Using the wrong term.
Look its a double tap.
Its painfully obvious. Ouch.

The step down transformer that transformers 120 to 12 V should be on a separate breaker.

Sorry I am not paying attention.

PS: An idea.
Next time, narrate an example with the quote preceding the error.
Just a thought:-),

Question, how would you narrate this.

High res image. Zoom in all you like.
A simple narrative on the defect would suffice.
I have emailed off the report.

Its not about the Federal Pioneer panel.

I’m sorry, but I was trained by a very knowledgeable Gentleman that would not answer a question directly, but would ask a series of questions, so I would learn not only the answer for myself, but also the reasoning process behind the answer.

That training has served me well in my education and experience troubleshooting and repairing electromechanical process systems, high voltage motor drives, and pneumatic control systems in On-site Industrial Gas Plants. (In my “other life” I was a Plant Operator for a 100 Ton VPSA Oxygen Plant for a Glass Manufacturer, A 70 Ton Cryogenic Nitrogen Plant for a Steel Manufacturers Annealing Process, and a 30 Ton Membrane Nitrogen Plant providing a safety blanket on top of a Coke Byproducts Tank )

I meant no offense by asking about the low voltage circuit and breakers, but was attempting to steer you into reasoning out the answer for yourself.

As I stated above that is how I learned, and in doing so I have found it is better served to have someone attempt to find the answer for themselves, then to just give them the answer. That will help them to understand a whole lot more.

Now for your Picture…

Observation: Multiple double taps on Over Current Protection Devices in Electrical Distribution Panel
Observation:** Branch Circuit Conductors entering Electrical Distribution Panel through protection grommets instead of being secured by approved, properly sized, NM/SEU Cable Connectors
Observation:** Multiple Branch Circuits entering Electrical Distribution Panel through a single NM/SEU Cable Connector
Observation:** Open, unused knock out in Electrical Distribution Panel
Observation**: Misidentified as Grounded, Non Grounded Conductor from Over Current Protection Device leading out to a Branch Circuit
Recommend: **All above noted defects observed, be evaluated and properly repaired by a Qualified Electrician

[quote=“tsteiner, post:14, topic:85591”]

I’m sorry, but I was trained by a very knowledgeable Gentleman that would not answer a question directly, but would ask a series of questions, so I would learn not only the answer for myself, but also the reasoning process behind the answer.


Please do not be sorry.
I do the same myself.
Its understood.

Thank you.
I knew you have a very abundant source of information and recall.
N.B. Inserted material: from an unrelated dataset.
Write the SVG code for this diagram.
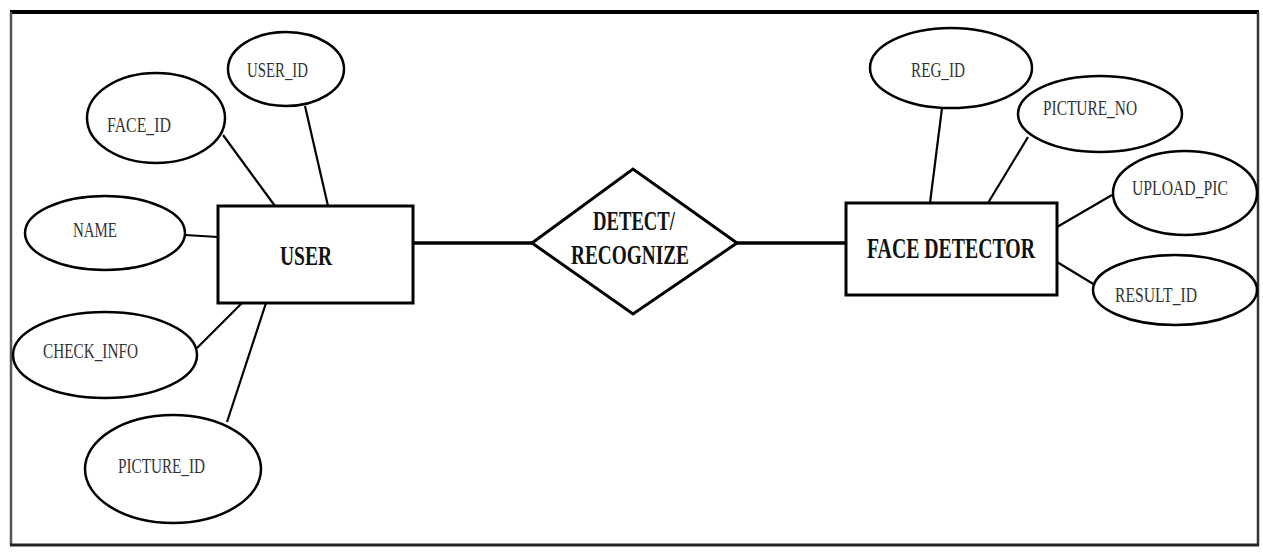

PS: Some parties to my applied reasoning do show their aptitude.

Unless there is local rule and the breaker allows multiple conductors there is no reason to dedicate a breaker for so small a load.

Very true, but since the device requires moving from the panel, would it not just be easier to install it in a junction box outside the Distribution Enclosure and just add it to a branch circuit that is already present?

IE: Cut into a small load branch circuit, wire nut (inside the j box with the transformer screwed to the lid) in the device and call it a day.

There is more.
Hi def Image. Sinp and zoom in.
Clue; It lay within your first answer.

Are you referring to the 14 ga conductor terminated in the 20a breaker on the left side of the panel? (White bodied breaker with red switches)

I had noticed that there were 2 different sized conductors terminated at that two pole OCPD when I saw the misidentified non grounded conductor below it, but wasn’t aware that it was a 20a breaker.

We don’t see many Federal Pioneer Panels here in the US, so I am not fully aware of the color coded switches on the STAB-LOK Type NC two pole breakers.

But I did some quick research and found out this information.
Blue switch 15a
Red switch 20a
Green switch 30a
Grey switch 40a

Class 2 transformers are permitted to be protected by OCPD of 15 or 20 amps even if their leads are smaller than the sizes required in Article 240 or 310.